Nous allons à Surin, Michel et moi, et nous commençons par manger un poulet cuit à la broche à Koko, au bord de la route. Il n’est pas des meilleurs, car il est trop sec et en plus, alors que nous mangeons, une de ces vieilles « mamasan », ancienne  poule devenue maquerelle arrive et au moment de payer, le prix a augmenté d’un bon tiers. Dans la ville de Surin, il n’y a pas grand monde, car c’est le jour du spectacle au stade et tout le monde est allé voir les gros éléphants jouer au basket, au foot ou participer à la reconstitution de la bataille des Thaïs contre les Birmans. Au sujet de cette guerre fratricide entre ces deux pays voisins, les Thaïs ont tourné l’histoire de telle façon qu’ils se considèrent comme vainqueurs, alors qu’Ayutthaya leur capitale fut complètement détruite et que le pays en sortit exsangue.

Le soir, nous allons à l’autre bout du quartier de Koko pour assister à un liké.
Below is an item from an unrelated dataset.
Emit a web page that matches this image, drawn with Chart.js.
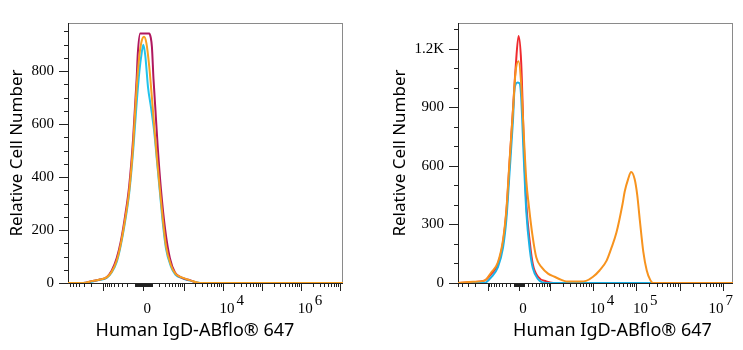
<!DOCTYPE html>
<html>
<head>
<meta charset="utf-8">
<script src="https://cdn.jsdelivr.net/npm/chart.js@4.4.1/dist/chart.umd.min.js"></script>
<style>
  body { margin: 0; background: #fff; width: 743px; height: 350px; overflow: hidden; }
  .pane { position: absolute; top: 0; height: 350px; }
  #left-pane { left: 0; width: 373px; }
  #right-pane { left: 373px; width: 370px; }
</style>
</head>
<body>
<div class="pane" id="left-pane"><canvas id="leftChart"></canvas></div>
<div class="pane" id="right-pane"><canvas id="rightChart"></canvas></div>
<script>
// 軸タイトル
const yTitle = "Relative Cell Number";
const xTitle = "Human IgD-ABflo® 647";

// x は双指数表示の座標 (1 = 1ディケード, 0 = 蛍光値0)
// 左図: 3本のヒストグラム
const leftMagentaX = [-1.93, -1.54, -1.29, -1.11, -0.93, -0.81, -0.68, -0.58, -0.47, -0.36, -0.26, -0.17, -0.14, -0.08, 0.15, 0.19, 0.22, 0.26, 0.31, 0.37, 0.45, 0.56, 0.68, 0.81, 0.98, 1.19, 1.43, 5.11];
const leftMagentaY = [0, 0, 8, 13, 23, 46, 94, 154, 249, 368, 546, 772, 868, 942, 942, 927, 892, 772, 654, 511, 356, 201, 94, 40, 20, 11, 0, 0];
const leftOrangeX = [-1.93, -1.54, -1.29, -1.11, -0.93, -0.81, -0.68, -0.58, -0.47, -0.36, -0.26, -0.17, -0.10, -0.04, 0.02, 0.08, 0.15, 0.22, 0.28, 0.35, 0.42, 0.50, 0.58, 0.70, 0.82, 1.00, 1.20, 1.45, 5.11];
const leftOrangeY = [0, 0, 8, 13, 22, 42, 85, 145, 236, 350, 520, 740, 860, 915, 930, 905, 820, 700, 590, 470, 360, 240, 140, 70, 35, 20, 10, 0, 0];
const leftCyanX = [-1.93, -1.54, -1.29, -1.11, -0.93, -0.81, -0.68, -0.58, -0.47, -0.36, -0.26, -0.17, -0.10, -0.04, 0.00, 0.05, 0.12, 0.20, 0.28, 0.35, 0.42, 0.50, 0.58, 0.70, 0.82, 1.00, 1.20, 1.45, 5.11];
const leftCyanY = [0, 0, 6, 12, 20, 40, 80, 140, 228, 340, 500, 680, 800, 870, 900, 860, 740, 660, 570, 460, 350, 225, 130, 65, 32, 18, 9, 0, 0];

// 右図: 3本のヒストグラム (オレンジは陽性ピークあり)
const rightRedX = [-1.41, -1.06, -0.80, -0.64, -0.49, -0.37, -0.29, -0.22, -0.14, -0.08, -0.01, 0.05, 0.11, 0.17, 0.25, 0.32, 0.44, 0.63, 0.79, 4.95];
const rightRedY = [0, 5, 12, 47, 95, 208, 369, 611, 885, 1095, 1264, 1130, 724, 401, 208, 95, 32, 8, 0, 0];
const rightOrangeX = [-1.41, -1.06, -0.80, -0.64, -0.49, -0.37, -0.29, -0.22, -0.14, -0.08, -0.01, 0.05, 0.11, 0.17, 0.23, 0.31, 0.40, 0.52, 0.67, 0.82, 0.98, 1.09, 1.41, 1.55, 1.71, 1.86, 2.02, 2.13, 2.25, 2.39, 2.44, 2.52, 2.59, 2.67, 2.73, 2.79, 2.87, 2.95, 3.03, 3.10, 4.95];
const rightOrangeY = [0, 6, 12, 55, 105, 220, 380, 620, 880, 1080, 1135, 1020, 760, 520, 390, 245, 130, 81, 48, 32, 16, 8, 8, 11, 32, 64, 113, 177, 258, 403, 467, 532, 568, 532, 451, 322, 161, 64, 16, 0, 0];
const rightCyanX = [-1.41, -0.80, -0.64, -0.49, -0.37, -0.29, -0.22, -0.14, -0.10, -0.03, 0.02, 0.05, 0.11, 0.17, 0.25, 0.32, 0.44, 0.63, 4.95];
const rightCyanY = [0, 0, 30, 80, 180, 330, 560, 830, 1000, 1027, 1020, 950, 640, 360, 170, 75, 20, 0, 0];

// y軸の目盛
const leftYTicks = [0, 200, 400, 600, 800];
const leftYLabels = ["0", "200", "400", "600", "800"];
const leftYMinor = [50, 100, 150, 250, 300, 350, 450, 500, 550, 650, 700, 750, 850, 900, 950];
const rightYTicks = [0, 300, 600, 900, 1200];
const rightYLabels = ["0", "300", "600", "900", "1.2K"];
const rightYMinor = [100, 200, 400, 500, 700, 800, 1000, 1100, 1300];

// x軸の目盛 (蛍光値)
const xMajorValues = [-1e4, -1e3, 0, 1e3, 1e4, 1e5, 1e6, 1e7];
const minorSteps = [2, 3, 4, 5, 6, 7, 8, 9];
const leftXLabelValues = [0, 1e4, 1e6];
const rightXLabelValues = [0, 1e4, 1e5, 1e7];

const tickFont = "15px 'Liberation Serif'";
const xTitleFont = "18px 'Noto Sans'";
const yTitleFont = "17px 'Noto Sans'";

// 双指数 (asinh) 変換
function biex(v, w) {
    return Math.asinh(v / w) / Math.LN10;
}

function minorValues() {
    const list = [];
    for (let k = 1; k <= 6; k++) {
        const base = Math.pow(10, k);
        const steps = k <= 2 ? [1, ...minorSteps] : minorSteps;
        steps.forEach(m => {
            list.push(m * base);
            if (k <= 3) list.push(-m * base);
        });
    }
    return list;
}

function toPoints(xs, ys) {
    return xs.map((x, i) => ({ x: x, y: ys[i] }));
}

// 枠・目盛線・x軸ラベル・軸タイトルを描くプラグイン
function axesPlugin(cfg) {
    return {
        id: "flowAxes",
        beforeDatasetsDraw(chart) {
            const { ctx, chartArea: a, scales: { x, y } } = chart;
            ctx.save();
            ctx.lineWidth = 1;
            ctx.strokeStyle = "#8a8a8a";
            ctx.strokeRect(a.left + 0.5, a.top + 0.5, a.right - a.left - 1, a.bottom - a.top);
            ctx.strokeStyle = "#222";
            ctx.beginPath();
            ctx.moveTo(a.left + 0.5, a.top);
            ctx.lineTo(a.left + 0.5, a.bottom + 0.5);
            ctx.lineTo(a.right, a.bottom + 0.5);
            ctx.stroke();

            // y軸目盛
            ctx.beginPath();
            cfg.yTicks.forEach(v => {
                const py = Math.round(y.getPixelForValue(v)) + 0.5;
                ctx.moveTo(a.left - 9, py);
                ctx.lineTo(a.left, py);
            });
            cfg.yMinor.forEach(v => {
                const py = Math.round(y.getPixelForValue(v)) + 0.5;
                ctx.moveTo(a.left - 4, py);
                ctx.lineTo(a.left, py);
            });
            // x軸目盛
            const draw = (v, len) => {
                const d = biex(v, cfg.w);
                if (d < x.min || d > x.max) return;
                const px = Math.round(x.getPixelForValue(d)) + 0.5;
                ctx.moveTo(px, a.bottom);
                ctx.lineTo(px, a.bottom + len);
            };
            xMajorValues.forEach(v => draw(v, 8));
            minorValues().forEach(v => draw(v, 4));
            ctx.stroke();
            ctx.restore();
        },
        afterDraw(chart) {
            const { ctx, chartArea: a, scales: { x } } = chart;
            ctx.save();
            ctx.fillStyle = "#000";
            ctx.font = tickFont;
            ctx.textBaseline = "alphabetic";
            cfg.xLabels.forEach(v => {
                const px = x.getPixelForValue(biex(v, cfg.w));
                if (v === 0) {
                    ctx.textAlign = "center";
                    ctx.fillText("0", px + 4, 313);
                    return;
                }
                const exp = String(Math.round(Math.log10(v)));
                const wBase = ctx.measureText("10").width;
                const wExp = ctx.measureText(exp).width;
                const total = wBase + 2 + wExp;
                let start = px + 9 - total / 2;
                if (start + total > a.right) start = a.right - total;
                ctx.textAlign = "left";
                ctx.fillText("10", start, 313);
                ctx.fillText(exp, start + wBase + 2, 305);
            });

            ctx.textAlign = "center";
            ctx.textBaseline = "middle";
            ctx.font = xTitleFont;
            ctx.fillText(xTitle, cfg.xTitleX, 331);
            ctx.font = yTitleFont;
            ctx.translate(cfg.yTitleX, (a.top + a.bottom) / 2);
            ctx.rotate(-Math.PI / 2);
            ctx.fillText(yTitle, 0, 0);
            ctx.restore();
        }
    };
}

function makeChart(id, cfg) {
    const ctx = document.getElementById(id).getContext("2d");
    return new Chart(ctx, {
        type: "line",
        data: {
            datasets: cfg.series.map(s => ({
                data: toPoints(s.x, s.y),
                borderColor: s.color,
                borderWidth: 2,
                pointRadius: 0,
                fill: false,
                cubicInterpolationMode: "monotone",
                order: s.order
            }))
        },
        options: {
            responsive: true,
            maintainAspectRatio: false,
            animation: false,
            layout: { padding: { top: 8, right: cfg.padRight, bottom: 67, left: 0 } },
            plugins: { legend: { display: false }, tooltip: { enabled: false } },
            scales: {
                x: { type: "linear", display: false, min: cfg.xRange[0], max: cfg.xRange[1] },
                y: {
                    type: "linear",
                    min: 0,
                    max: cfg.yMax,
                    afterFit: s => { s.width = cfg.yAxisWidth; },
                    afterBuildTicks: s => { s.ticks = cfg.yTicks.map(v => ({ value: v })); },
                    grid: { display: false, drawTicks: false },
                    border: { display: false },
                    ticks: {
                        padding: 14,
                        color: "#000",
                        font: { family: "'Liberation Serif'", size: 15 },
                        callback: (v) => cfg.yLabels[cfg.yTicks.indexOf(v)]
                    }
                }
            }
        },
        plugins: [axesPlugin(cfg)]
    });
}

makeChart("leftChart", {
    w: 186.5,
    xRange: [-1.926, 5.107],
    yMax: 982,
    yTicks: leftYTicks, yLabels: leftYLabels, yMinor: leftYMinor,
    xLabels: leftXLabelValues,
    yAxisWidth: 68, padRight: 30,
    xTitleX: 195, yTitleX: 17,
    series: [
        { x: leftCyanX, y: leftCyanY, color: "#22c3ec", order: 3 },
        { x: leftMagentaX, y: leftMagentaY, color: "#b0175e", order: 2 },
        { x: leftOrangeX, y: leftOrangeY, color: "#f7a021", order: 1 }
    ]
});

makeChart("rightChart", {
    w: 391,
    xRange: [-1.409, 4.942],
    yMax: 1331,
    yTicks: rightYTicks, yLabels: rightYLabels, yMinor: rightYMinor,
    xLabels: rightXLabelValues,
    yAxisWidth: 85, padRight: 10,
    xTitleX: 239.5, yTitleX: 27,
    series: [
        { x: rightRedX, y: rightRedY, color: "#ef2a2e", order: 3 },
        { x: rightCyanX, y: rightCyanY, color: "#1bb2e6", order: 2 },
        { x: rightOrangeX, y: rightOrangeY, color: "#f7931e", order: 1 }
    ]
});
</script>
</body>
</html>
Il s’agit d’un spectacle offert gratuitement aux habitants des lieux par des personnes désirant effectuer une bonne action lors d’obsèques ou de fête familiale. Nous sommes accueillis par les organisateurs très chaleureusement avec des sourires, et par les gens du village avec des regards amusés et étonnés. Ils sont contents que nous nous intéressions à leur spectacle. Il s’agit de danses, puis d’une pièce de théâtre interprétées par des acteurs habillés comme des poissons dans des tenues aux paillettes scintillantes. De temps en temps des sketches comiques font rire le public aux larmes. En ce qui nous concerne, c’est dommage, mais nous ne saisissons pas la finesse de l’humour thaï. Plus la soirée avance, plus certains hommes sont ivres. Certains dorment sur leur chaise, d’autres par terre, d’autres font tellement de zigzagues et d’embardées quand ils se déplacent qu’on croirait presque qu’ils sont suspendus à des fils comme des marionnettes. Ceux qui nous ont accueillis aimablement quand nous sommes arrivés sont encore plus aimables quand nous repartons, car ils ont bu quelques whiskys de plus. Il est bientôt minuit et je pense que lorsque la fête se terminera vers le milieu de la nuit, il y aura beaucoup de monde dormant sur l’herbe!